I thought a bit further about your scenarios and here are some more considerations.
At first using hard hits, also for the cymbals, may sound like a good idea, but in practice it may have more drawbacks than advantages.
Say that you attach the virtual cymbal meshes to the touch controllers. When the user wants to play them, she is going to bring the two controllers quickly one toward the other in the typical play-the-cymbals motion. In VR, the only visual indication to the user of where the controllers are in real space are the cymbal meshes attached to them.
If, when the cymbals get into touch, you detach the cymbal meshes and hold them still at the collision position, it is very likely that the user will loose the reference to where the controllers are, will keep moving them one toward the other resulting eventually in a real-life collision between them. In this way they could even hurt themselves by smashing the controllers hardly one into the other. You don’t want that.

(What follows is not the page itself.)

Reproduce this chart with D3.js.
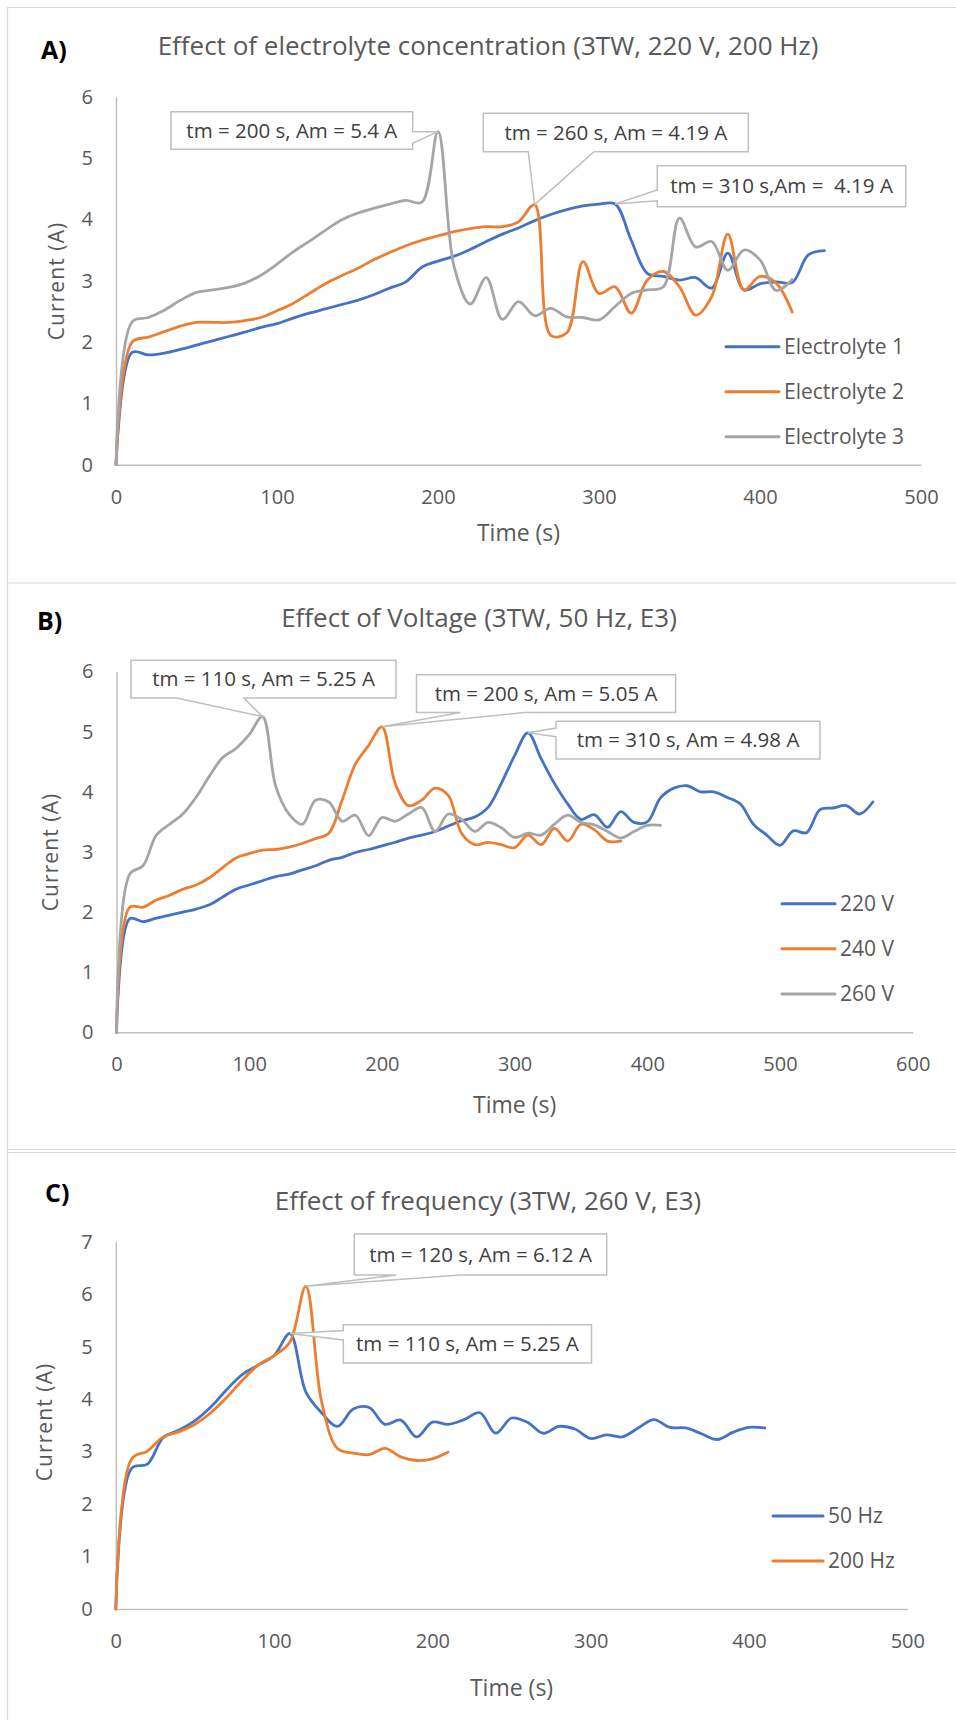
<!DOCTYPE html>
<html>
<head>
<meta charset="utf-8">
<script src="https://cdn.jsdelivr.net/npm/d3@7"></script>
<style>
  body { margin: 0; background: #fff; }
  svg { display: block; font-family: 'Open Sans', sans-serif; }
</style>
</head>
<body>
<svg id="chart" width="956" height="1720"></svg>
<script>
// sampling times (s), one reading every 10 s
let times = [0, 10, 20, 30, 40, 50, 60, 70, 80, 90, 100, 110, 120, 130, 140, 150, 160, 170, 180, 190,
  200, 210, 220, 230, 240, 250, 260, 270, 280, 290, 300, 310, 320, 330, 340, 350, 360, 370, 380, 390,
  400, 410, 420, 430, 440, 450, 460, 470, 480, 490, 500, 510, 520, 530, 540, 550, 560, 570]

// A) electrolyte concentration
let electrolyte1 = [0, 1.83, 1.79, 1.82, 1.88, 1.95, 2.02, 2.09, 2.16, 2.24, 2.30, 2.39, 2.47, 2.54, 2.61,
  2.68, 2.77, 2.88, 2.98, 3.22, 3.32, 3.40, 3.51, 3.64, 3.76, 3.86, 3.98, 4.08, 4.16, 4.22, 4.25, 4.25,
  3.66, 3.12, 3.07, 3.01, 3.05, 2.88, 3.45, 2.85, 2.95, 2.98, 2.97, 3.42, 3.49]
let electrolyte2 = [0, 2.0, 2.08, 2.17, 2.26, 2.32, 2.32, 2.32, 2.35, 2.40, 2.51, 2.63, 2.79, 2.95, 3.08,
  3.20, 3.34, 3.46, 3.57, 3.66, 3.73, 3.80, 3.85, 3.88, 3.88, 3.96, 4.24, 2.11, 2.15, 3.31, 2.79, 2.90,
  2.47, 3.01, 3.15, 2.90, 2.44, 2.74, 3.76, 2.85, 3.07, 2.96, 2.49]
let electrolyte3 = [0, 2.33, 2.40, 2.52, 2.68, 2.81, 2.85, 2.89, 2.96, 3.09, 3.27, 3.47, 3.64, 3.82, 3.99,
  4.10, 4.18, 4.25, 4.31, 4.28, 5.43, 3.23, 2.62, 3.05, 2.37, 2.66, 2.43, 2.55, 2.41, 2.40, 2.36, 2.58,
  2.79, 2.85, 2.90, 4.02, 3.55, 3.64, 3.17, 3.50, 3.34, 2.84, 3.02]
let electrolyteNames = ['Electrolyte 1', 'Electrolyte 2', 'Electrolyte 3']

// B) voltage
let volt220 = [0, 1.89, 1.84, 1.90, 1.95, 2.00, 2.05, 2.12, 2.25, 2.38, 2.45, 2.52, 2.59, 2.63, 2.70,
  2.77, 2.86, 2.91, 2.99, 3.04, 3.10, 3.16, 3.23, 3.28, 3.34, 3.43, 3.52, 3.58, 3.74, 4.14, 4.60, 4.98,
  4.55, 4.14, 3.80, 3.54, 3.62, 3.41, 3.67, 3.49, 3.50, 3.90, 4.06, 4.10, 4.00, 4.00, 3.91, 3.80, 3.46,
  3.28, 3.11, 3.35, 3.32, 3.70, 3.73, 3.77, 3.63, 3.83]
let volt240 = [0, 2.08, 2.08, 2.20, 2.28, 2.38, 2.45, 2.57, 2.74, 2.90, 2.97, 3.03, 3.04, 3.08, 3.14,
  3.22, 3.31, 3.86, 4.46, 4.77, 5.08, 4.14, 3.77, 3.86, 4.06, 3.94, 3.31, 3.12, 3.16, 3.12, 3.07, 3.28,
  3.12, 3.39, 3.18, 3.46, 3.37, 3.18, 3.18]
let volt260 = [0, 2.63, 2.77, 3.28, 3.46, 3.63, 3.91, 4.26, 4.57, 4.72, 4.95, 5.25, 4.09, 3.63, 3.46,
  3.86, 3.83, 3.51, 3.61, 3.27, 3.57, 3.51, 3.63, 3.74, 3.34, 3.63, 3.54, 3.34, 3.49, 3.40, 3.24, 3.31,
  3.28, 3.46, 3.61, 3.49, 3.45, 3.34, 3.23, 3.34, 3.44, 3.44]
let voltNames = ['220 V', '240 V', '260 V']

// C) frequency
let hz50 = [0, 2.68, 2.76, 3.27, 3.41, 3.59, 3.85, 4.18, 4.47, 4.65, 4.83, 5.25, 4.14, 3.74, 3.48,
  3.81, 3.84, 3.52, 3.60, 3.28, 3.56, 3.52, 3.61, 3.74, 3.35, 3.64, 3.56, 3.35, 3.48, 3.43, 3.25, 3.32,
  3.28, 3.45, 3.61, 3.46, 3.45, 3.34, 3.23, 3.37, 3.46, 3.45]
let hz200 = [0, 2.86, 3.01, 3.28, 3.38, 3.52, 3.74, 4.03, 4.36, 4.65, 4.83, 5.09, 6.15, 3.95, 3.06,
  2.97, 2.94, 3.06, 2.90, 2.83, 2.86, 2.99]
let freqNames = ['50 Hz', '200 Hz']

let titles = [
  'Effect of electrolyte concentration (3TW, 220 V, 200 Hz)',
  'Effect of Voltage (3TW, 50 Hz, E3)',
  'Effect of frequency (3TW, 260 V, E3)'
]
let letters = ['A)', 'B)', 'C)']
let xTicks500 = [0, 100, 200, 300, 400, 500]
let xTicks600 = [0, 100, 200, 300, 400, 500, 600]
let yTicks6 = [0, 1, 2, 3, 4, 5, 6]
let yTicks7 = [0, 1, 2, 3, 4, 5, 6, 7]

let calloutTextsA = ['tm = 200 s, Am = 5.4 A', 'tm = 260 s, Am = 4.19 A', 'tm = 310 s,Am =  4.19 A']
let calloutTextsB = ['tm = 110 s, Am = 5.25 A', 'tm = 200 s, Am = 5.05 A', 'tm = 310 s, Am = 4.98 A']
let calloutTextsC = ['tm = 120 s, Am = 6.12 A', 'tm = 110 s, Am = 5.25 A']

let colors = ['#4472c4', '#ed7d31', '#a5a5a5']

let svg = d3.select('#chart')

// panel frames
let frame = svg.append('g').attr('stroke', '#d9d9d9').attr('stroke-width', 1.2).attr('fill', 'none')
frame.append('path').attr('d', 'M956,7.5 H7.5 V1720')
frame.append('path').attr('d', 'M7.5,583 H956')
frame.append('path').attr('d', 'M7.5,1149.5 H956')
frame.append('path').attr('d', 'M7.5,1152.5 H956')

let panels = [
  {
    letter: letters[0], letterPos: [41, 59], title: titles[0], titlePos: [488, 55],
    series: [electrolyte1, electrolyte2, electrolyte3], names: electrolyteNames,
    xTicks: xTicks500, yTicks: yTicks6,
    left: 116, right: 921, top: 96.7, bottom: 464.7,
    xLabelY: 541, yLabelPos: [57, 281],
    legend: { x: 726, y: 346.7, gap: 45, len: 53 },
    callouts: [
      { text: calloutTextsA[0], s: 2, t: 200, box: [171, 111.7, 241.7, 37.6], side: 'right', base: [131.7, 143.3] },
      { text: calloutTextsA[1], s: 1, t: 260, box: [483.3, 113.3, 265, 38.4], side: 'bottom', base: [528.3, 594] },
      { text: calloutTextsA[2], s: 0, t: 310, box: [657.3, 165.7, 248.4, 41], side: 'left', base: [190, 200.7] }
    ]
  },
  {
    letter: letters[1], letterPos: [37, 630], title: titles[1], titlePos: [479, 627],
    series: [volt220, volt240, volt260], names: voltNames,
    xTicks: xTicks600, yTicks: yTicks6,
    left: 116.5, right: 912.7, top: 671.5, bottom: 1032.3,
    xLabelY: 1113, yLabelPos: [51, 852],
    legend: { x: 782, y: 903.7, gap: 45.1, len: 53 },
    callouts: [
      { text: calloutTextsB[0], s: 2, t: 110, box: [131, 660.2, 265, 37.9], side: 'bottom', base: [176.8, 243.9] },
      { text: calloutTextsB[1], s: 1, t: 200, box: [416.5, 674.7, 259.1, 37.9], side: 'bottom', base: [460.4, 524.4] },
      { text: calloutTextsB[2], s: 0, t: 310, box: [556, 721.2, 264, 37.9], side: 'left', base: [728, 736.7] }
    ]
  },
  {
    letter: letters[2], letterPos: [45, 1201.7], title: titles[2], titlePos: [488, 1210],
    series: [hz50, hz200], names: freqNames,
    xTicks: xTicks500, yTicks: yTicks7,
    left: 115.8, right: 907.3, top: 1241.7, bottom: 1609,
    xLabelY: 1696, yLabelPos: [45, 1422],
    legend: { x: 773, y: 1516, gap: 45, len: 50 },
    callouts: [
      { text: calloutTextsC[0], s: 1, t: 120, box: [354.3, 1234, 252.4, 41], side: 'bottom', base: [396.3, 460.4] },
      { text: calloutTextsC[1], s: 0, t: 110, box: [343.3, 1324.7, 248.2, 38.3], side: 'left', base: [1330.5, 1340] }
    ]
  }
]

function calloutPath(c, px, py) {
  let x0 = c.box[0]
  let y0 = c.box[1]
  let x1 = x0 + c.box[2]
  let y1 = y0 + c.box[3]
  let a = c.base[0]
  let b = c.base[1]
  if (c.side === 'bottom') {
    return `M${x0},${y0}H${x1}V${y1}H${b}L${px},${py}L${a},${y1}H${x0}Z`
  }
  if (c.side === 'right') {
    return `M${x0},${y0}H${x1}V${a}L${px},${py}L${x1},${b}V${y1}H${x0}Z`
  }
  return `M${x0},${y0}H${x1}V${y1}H${x0}V${b}L${px},${py}L${x0},${a}Z`
}

panels.forEach(function(p) {
  let xMax = d3.max(p.xTicks)
  let yMax = d3.max(p.yTicks)
  let x = d3.scaleLinear().domain([0, xMax]).range([p.left, p.right])
  let y = d3.scaleLinear().domain([0, yMax]).range([p.bottom, p.top])

  let holder = svg.append('g')

  holder
    .append('text')
    .attr('x', p.letterPos[0])
    .attr('y', p.letterPos[1])
    .attr('font-size', 25)
    .attr('font-weight', 'bold')
    .attr('fill', '#000')
    .text(p.letter)

  holder
    .append('text')
    .attr('x', p.titlePos[0])
    .attr('y', p.titlePos[1])
    .attr('text-anchor', 'middle')
    .attr('font-size', 26)
    .attr('fill', '#595959')
    .text(p.title)

  let xAxis = d3
    .axisBottom(x)
    .tickValues(p.xTicks)
    .tickSize(0)
    .tickPadding(25)
    .tickFormat(d3.format('d'))

  let yAxis = d3
    .axisLeft(y)
    .tickValues(p.yTicks)
    .tickSize(0)
    .tickPadding(23)
    .tickFormat(d3.format('d'))

  holder
    .append('g')
    .attr('transform', `translate(0,${p.bottom})`)
    .call(xAxis)
    .call(g => g.select('.domain').attr('stroke', '#bfbfbf').attr('stroke-width', 1.5))
    .call(g => g.selectAll('text').attr('font-size', 20).attr('fill', '#595959').attr('font-family', 'Open Sans'))

  holder
    .append('g')
    .attr('transform', `translate(${p.left},0)`)
    .call(yAxis)
    .call(g => g.select('.domain').attr('stroke', '#bfbfbf').attr('stroke-width', 1.5))
    .call(g => g.selectAll('text').attr('font-size', 20).attr('fill', '#595959').attr('font-family', 'Open Sans'))

  holder
    .append('text')
    .attr('x', (p.left + p.right) / 2)
    .attr('y', p.xLabelY)
    .attr('text-anchor', 'middle')
    .attr('font-size', 23)
    .attr('fill', '#595959')
    .text('Time (s)')

  holder
    .append('text')
    .attr('transform', `translate(${p.yLabelPos[0]},${p.yLabelPos[1]}) rotate(-90)`)
    .attr('text-anchor', 'middle')
    .attr('dy', '0.35em')
    .attr('font-size', 21)
    .attr('letter-spacing', 1.1)
    .attr('fill', '#595959')
    .text('Current (A)')

  let line = d3
    .line()
    .x(d => x(d[0]))
    .y(d => y(d[1]))
    .curve(d3.curveCatmullRom.alpha(0.5))

  holder
    .selectAll('.series')
    .data(p.series)
    .enter()
    .append('path')
    .attr('class', 'series')
    .attr('d', d => line(d.map((v, i) => [times[i], v])))
    .attr('fill', 'none')
    .attr('stroke', (d, i) => colors[i])
    .attr('stroke-width', 2.8)
    .attr('stroke-linejoin', 'round')
    .attr('stroke-linecap', 'round')

  // legend
  let legend = holder
    .selectAll('.legend')
    .data(p.names)
    .enter()
    .append('g')
    .attr('class', 'legend')
    .attr('transform', (d, i) => `translate(${p.legend.x},${p.legend.y + i * p.legend.gap})`)

  legend
    .append('line')
    .attr('x1', 0)
    .attr('x2', p.legend.len)
    .attr('stroke', (d, i) => colors[i])
    .attr('stroke-width', 3)
    .attr('stroke-linecap', 'round')

  legend
    .append('text')
    .attr('x', p.legend.len + 5)
    .attr('dy', '0.35em')
    .attr('font-size', 21)
    .attr('fill', '#595959')
    .text(d => d)

  // callouts at the peaks
  let callout = holder
    .selectAll('.callout')
    .data(p.callouts)
    .enter()
    .append('g')
    .attr('class', 'callout')

  callout
    .append('path')
    .attr('d', c => {
      let idx = times.indexOf(c.t)
      return calloutPath(c, x(c.t), y(p.series[c.s][idx]))
    })
    .attr('fill', '#fff')
    .attr('stroke', '#bfbfbf')
    .attr('stroke-width', 1.5)
    .attr('stroke-linejoin', 'miter')

  callout
    .append('text')
    .attr('x', c => c.box[0] + c.box[2] / 2)
    .attr('y', c => c.box[1] + c.box[3] / 2)
    .attr('dy', '0.35em')
    .attr('text-anchor', 'middle')
    .attr('font-size', 20.5)
    .attr('fill', '#404040')
    .attr('xml:space', 'preserve')
    .style('white-space', 'pre')
    .text(c => c.text)
})
</script>
</body>
</html>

To prevent that from occurring, you have to keep providing some visual feedback on where the controllers are after the hit and, at the same time, hold the cymbals at the collision position. You can use some phantom/semi-transparent copies of the cymbals for that, or another visual cue. Then, when the controllers come back because the user has inverted the movement, you have to re-attach the cymbals to the controllers so that the playing cycle can repeat.
I find that using overlaps, while not being entirely realistic, is much simpler to handle and provides a better user experience.
Anyway, since we are all still learning about what works and what doesn’t in VR, I would say try both options with a number of test users and see which one they like best.